Written instruction —
Exactly as written, quote every line that follows, skipping the images.

— BEGIN —

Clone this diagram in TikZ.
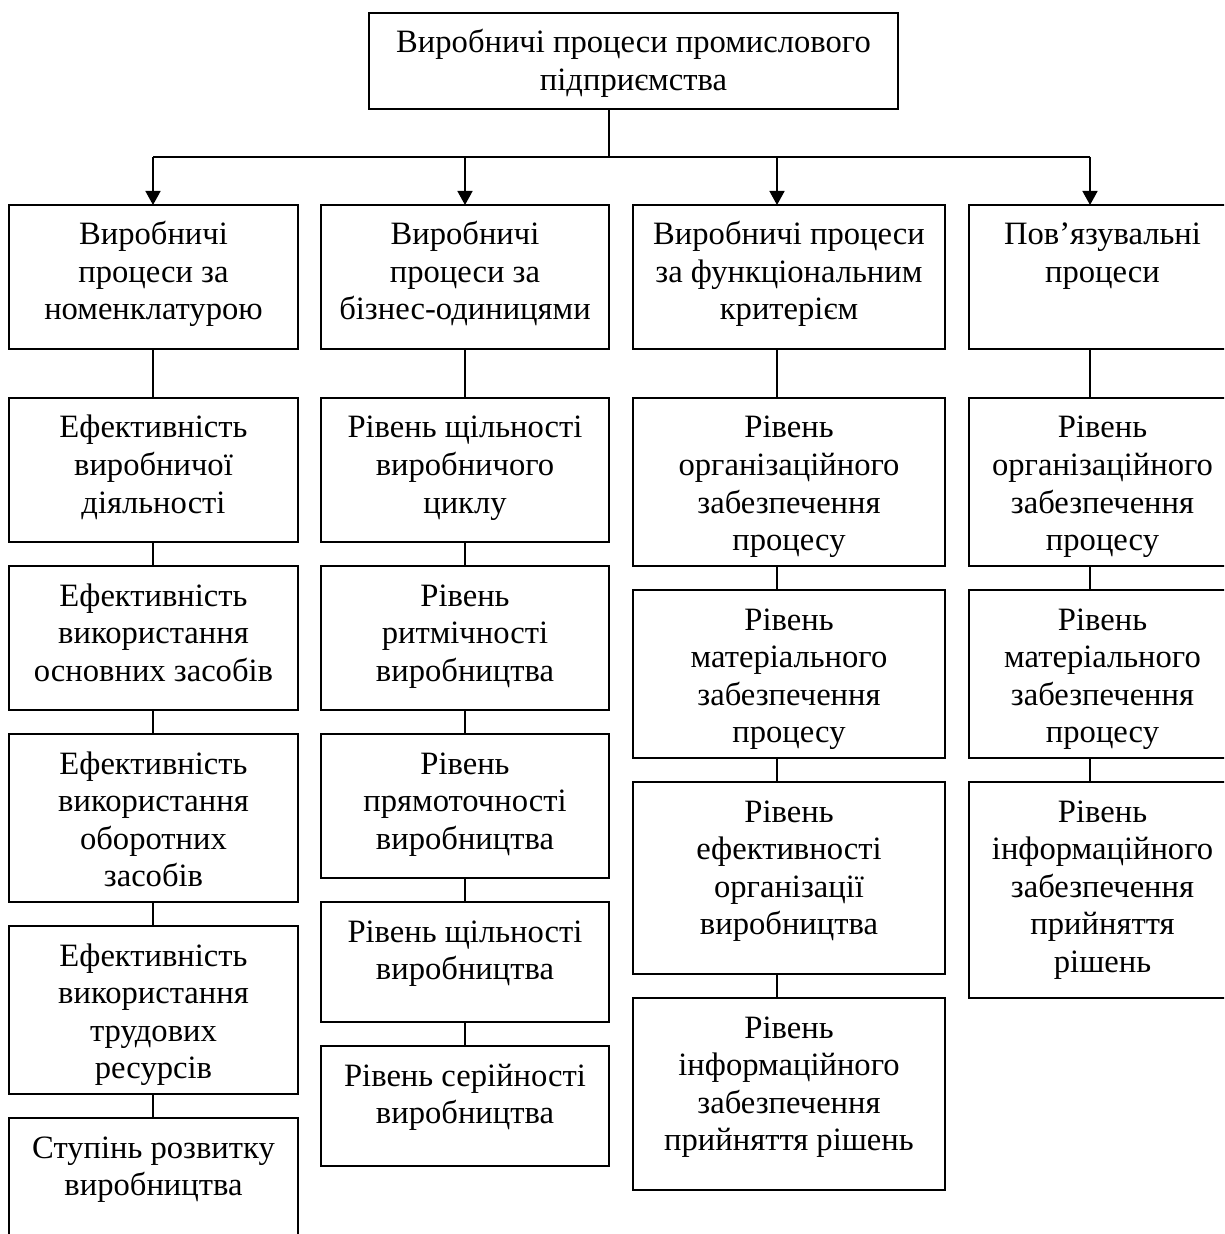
\documentclass[tikz,border=0pt]{standalone}
\usepackage{fontspec}
\setmainfont{Liberation Serif}
\usetikzlibrary{arrows.meta}
\tikzset{
  boxst/.style={draw, line width=0.8pt, inner sep=0pt, outer sep=0pt, anchor=north west,
    font=\fontsize{16.3}{18.75}\selectfont},
  link/.style={line width=0.7pt},
  arr/.style={line width=0.8pt, -{Triangle[length=7pt,width=7.5pt]}}
}
\newcommand{\bx}[6]{\node[boxst] (#1) at (#2,#3) {\parbox[c][#5pt][t]{#4pt}{\centering\rule{0pt}{20pt}#6}};}
\begin{document}
\begin{tikzpicture}[x=0.5pt,y=-0.5pt]
\useasboundingbox (0,0) rectangle (1224,1234);
\clip (0,0) rectangle (1224,1234);
% top
\bx{top}{369}{13}{264.5}{48}{Виробничі процеси промислового\\підприємства}
% column 1
\bx{c1a}{9}{205}{144.5}{72}{Виробничі\\процеси за\\номенклатурою}
\bx{c1b}{9}{398}{144.5}{72}{Ефективність\\виробничої\\діяльності}
\bx{c1c}{9}{566}{144.5}{72}{Ефективність\\використання\\основних засобів}
\bx{c1d}{9}{734}{144.5}{84}{Ефективність\\використання\\оборотних\\засобів}
\bx{c1e}{9}{926}{144.5}{84}{Ефективність\\використання\\трудових\\ресурсів}
\bx{c1f}{9}{1118}{144.5}{72}{Ступінь розвитку\\виробництва}
% column 2
\bx{c2a}{321}{205}{144}{72}{Виробничі\\процеси за\\бізнес-одиницями}
\bx{c2b}{321}{398}{144}{72}{Рівень щільності\\виробничого\\циклу}
\bx{c2c}{321}{566}{144}{72}{Рівень\\ритмічності\\виробництва}
\bx{c2d}{321}{734}{144}{72}{Рівень\\прямоточності\\виробництва}
\bx{c2e}{321}{902}{144}{60}{Рівень щільності\\виробництва}
\bx{c2f}{321}{1046}{144}{60}{Рівень серійності\\виробництва}
% column 3
\bx{c3a}{633}{205}{156}{72}{Виробничі процеси\\за функціональним\\критерієм}
\bx{c3b}{633}{398}{156}{84}{Рівень\\організаційного\\забезпечення\\процесу}
\bx{c3c}{633}{590}{156}{84}{Рівень\\матеріального\\забезпечення\\процесу}
\bx{c3d}{633}{782}{156}{96}{Рівень\\ефективності\\організації\\виробництва}
\bx{c3e}{633}{998}{156}{96}{Рівень\\інформаційного\\забезпечення\\прийняття рішень}
% column 4
\bx{c4a}{969}{205}{133.5}{72}{Пов’язувальні\\процеси}
\bx{c4b}{969}{398}{133.5}{84}{Рівень\\організаційного\\забезпечення\\процесу}
\bx{c4c}{969}{590}{133.5}{84}{Рівень\\матеріального\\забезпечення\\процесу}
\bx{c4d}{969}{782}{133.5}{108}{Рівень\\інформаційного\\забезпечення\\прийняття\\рішень}
% guide coordinates
\coordinate (hub) at (609,157);
\coordinate (k1) at (153,0);
\coordinate (k2) at (465,0);
\coordinate (k3) at (777,0);
\coordinate (k4) at (1090,0);
% top connectors
\draw[link] (top.south -| hub) -- (hub);
\draw[link] (hub -| k1) -- (hub -| k4);
\draw[arr] (hub -| k1) -- (c1a.north -| k1);
\draw[arr] (hub -| k2) -- (c2a.north -| k2);
\draw[arr] (hub -| k3) -- (c3a.north -| k3);
\draw[arr] (hub -| k4) -- (c4a.north -| k4);
% column connectors
\draw[link] (c1a.south -| k1) -- (c1b.north -| k1);
\draw[link] (c1b.south -| k1) -- (c1c.north -| k1);
\draw[link] (c1c.south -| k1) -- (c1d.north -| k1);
\draw[link] (c1d.south -| k1) -- (c1e.north -| k1);
\draw[link] (c1e.south -| k1) -- (c1f.north -| k1);
\draw[link] (c2a.south -| k2) -- (c2b.north -| k2);
\draw[link] (c2b.south -| k2) -- (c2c.north -| k2);
\draw[link] (c2c.south -| k2) -- (c2d.north -| k2);
\draw[link] (c2d.south -| k2) -- (c2e.north -| k2);
\draw[link] (c2e.south -| k2) -- (c2f.north -| k2);
\draw[link] (c3a.south -| k3) -- (c3b.north -| k3);
\draw[link] (c3b.south -| k3) -- (c3c.north -| k3);
\draw[link] (c3c.south -| k3) -- (c3d.north -| k3);
\draw[link] (c3d.south -| k3) -- (c3e.north -| k3);
\draw[link] (c4a.south -| k4) -- (c4b.north -| k4);
\draw[link] (c4b.south -| k4) -- (c4c.north -| k4);
\draw[link] (c4c.south -| k4) -- (c4d.north -| k4);
\end{tikzpicture}
\end{document}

— END —

Task solution —
Clone this diagram in TikZ.
\documentclass[tikz,border=0pt]{standalone}
\usepackage{fontspec}
\setmainfont{Liberation Serif}
\usetikzlibrary{arrows.meta}
\tikzset{
  boxst/.style={draw, line width=0.8pt, inner sep=0pt, outer sep=0pt, anchor=north west,
    font=\fontsize{16.3}{18.75}\selectfont},
  link/.style={line width=0.7pt},
  arr/.style={line width=0.8pt, -{Triangle[length=7pt,width=7.5pt]}}
}
\newcommand{\bx}[6]{\node[boxst] (#1) at (#2,#3) {\parbox[c][#5pt][t]{#4pt}{\centering\rule{0pt}{20pt}#6}};}
\begin{document}
\begin{tikzpicture}[x=0.5pt,y=-0.5pt]
\useasboundingbox (0,0) rectangle (1224,1234);
\clip (0,0) rectangle (1224,1234);
% top
\bx{top}{369}{13}{264.5}{48}{Виробничі процеси промислового\\підприємства}
% column 1
\bx{c1a}{9}{205}{144.5}{72}{Виробничі\\процеси за\\номенклатурою}
\bx{c1b}{9}{398}{144.5}{72}{Ефективність\\виробничої\\діяльності}
\bx{c1c}{9}{566}{144.5}{72}{Ефективність\\використання\\основних засобів}
\bx{c1d}{9}{734}{144.5}{84}{Ефективність\\використання\\оборотних\\засобів}
\bx{c1e}{9}{926}{144.5}{84}{Ефективність\\використання\\трудових\\ресурсів}
\bx{c1f}{9}{1118}{144.5}{72}{Ступінь розвитку\\виробництва}
% column 2
\bx{c2a}{321}{205}{144}{72}{Виробничі\\процеси за\\бізнес-одиницями}
\bx{c2b}{321}{398}{144}{72}{Рівень щільності\\виробничого\\циклу}
\bx{c2c}{321}{566}{144}{72}{Рівень\\ритмічності\\виробництва}
\bx{c2d}{321}{734}{144}{72}{Рівень\\прямоточності\\виробництва}
\bx{c2e}{321}{902}{144}{60}{Рівень щільності\\виробництва}
\bx{c2f}{321}{1046}{144}{60}{Рівень серійності\\виробництва}
% column 3
\bx{c3a}{633}{205}{156}{72}{Виробничі процеси\\за функціональним\\критерієм}
\bx{c3b}{633}{398}{156}{84}{Рівень\\організаційного\\забезпечення\\процесу}
\bx{c3c}{633}{590}{156}{84}{Рівень\\матеріального\\забезпечення\\процесу}
\bx{c3d}{633}{782}{156}{96}{Рівень\\ефективності\\організації\\виробництва}
\bx{c3e}{633}{998}{156}{96}{Рівень\\інформаційного\\забезпечення\\прийняття рішень}
% column 4
\bx{c4a}{969}{205}{133.5}{72}{Пов’язувальні\\процеси}
\bx{c4b}{969}{398}{133.5}{84}{Рівень\\організаційного\\забезпечення\\процесу}
\bx{c4c}{969}{590}{133.5}{84}{Рівень\\матеріального\\забезпечення\\процесу}
\bx{c4d}{969}{782}{133.5}{108}{Рівень\\інформаційного\\забезпечення\\прийняття\\рішень}
% guide coordinates
\coordinate (hub) at (609,157);
\coordinate (k1) at (153,0);
\coordinate (k2) at (465,0);
\coordinate (k3) at (777,0);
\coordinate (k4) at (1090,0);
% top connectors
\draw[link] (top.south -| hub) -- (hub);
\draw[link] (hub -| k1) -- (hub -| k4);
\draw[arr] (hub -| k1) -- (c1a.north -| k1);
\draw[arr] (hub -| k2) -- (c2a.north -| k2);
\draw[arr] (hub -| k3) -- (c3a.north -| k3);
\draw[arr] (hub -| k4) -- (c4a.north -| k4);
% column connectors
\draw[link] (c1a.south -| k1) -- (c1b.north -| k1);
\draw[link] (c1b.south -| k1) -- (c1c.north -| k1);
\draw[link] (c1c.south -| k1) -- (c1d.north -| k1);
\draw[link] (c1d.south -| k1) -- (c1e.north -| k1);
\draw[link] (c1e.south -| k1) -- (c1f.north -| k1);
\draw[link] (c2a.south -| k2) -- (c2b.north -| k2);
\draw[link] (c2b.south -| k2) -- (c2c.north -| k2);
\draw[link] (c2c.south -| k2) -- (c2d.north -| k2);
\draw[link] (c2d.south -| k2) -- (c2e.north -| k2);
\draw[link] (c2e.south -| k2) -- (c2f.north -| k2);
\draw[link] (c3a.south -| k3) -- (c3b.north -| k3);
\draw[link] (c3b.south -| k3) -- (c3c.north -| k3);
\draw[link] (c3c.south -| k3) -- (c3d.north -| k3);
\draw[link] (c3d.south -| k3) -- (c3e.north -| k3);
\draw[link] (c4a.south -| k4) -- (c4b.north -| k4);
\draw[link] (c4b.south -| k4) -- (c4c.north -| k4);
\draw[link] (c4c.south -| k4) -- (c4d.north -| k4);
\end{tikzpicture}
\end{document}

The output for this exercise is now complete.